D.B. - Comment comptez-vous changer les perceptions à l'égard de votre ville ?

M.C. - Si vous faites une revue de presse, vous verrez que les conversations autour de Detroit ont changé depuis au moins un an. L'annonce de notre faillite a éclipsé temporairement nos bons coups. Mais notre stratégie de revitalisation, elle, ne connaît pas de recul. Quelques jours après la divulgation de la faillite, on annonçait un investissement immobilier de 55 M$ US ainsi que l'implantation d'un système de partage de vélos. Rock Ventures a lancé la marque Opportunity Detroit pour regrouper les initiatives de tous les acteurs. Nous avons attiré, par exemple, la conférence Techonomy Detroit, le rendez-vous national qui se penche sur le prochain chapitre de l'économie américaine. Un dossier pour lequel Detroit est un leader désigné.

D.B. - Detroit est gérée par un spécialiste en redressement nommé par l'État du Michigan. Il faudra bien qu'un maire reprenne le contrôle...

M.C. - Oui, nous avons besoin d'un leader.

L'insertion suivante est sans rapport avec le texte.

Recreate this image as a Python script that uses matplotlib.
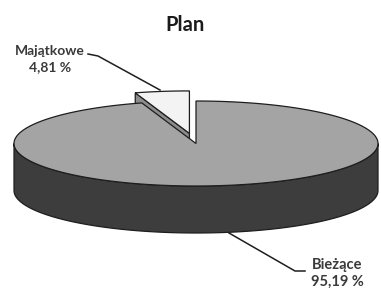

Mais je crois que les électeurs ont eu leur leçon. Ils sauront discerner les politiciens qui géreront la ville de façon durable des démagogues.

D.B. - Et si vous étiez maire ?

M.C. - Je gérerais Detroit comme une entreprise, en visant l'équilibre des revenus et des dépenses.

D.B. - Quel sera le plus grand défi des 12 prochains mois ?

M.C. - Respecter ceux à qui on a fait des promesses - les investisseurs, les retraités - sans compromettre le processus pour remettre la ville sur les rails.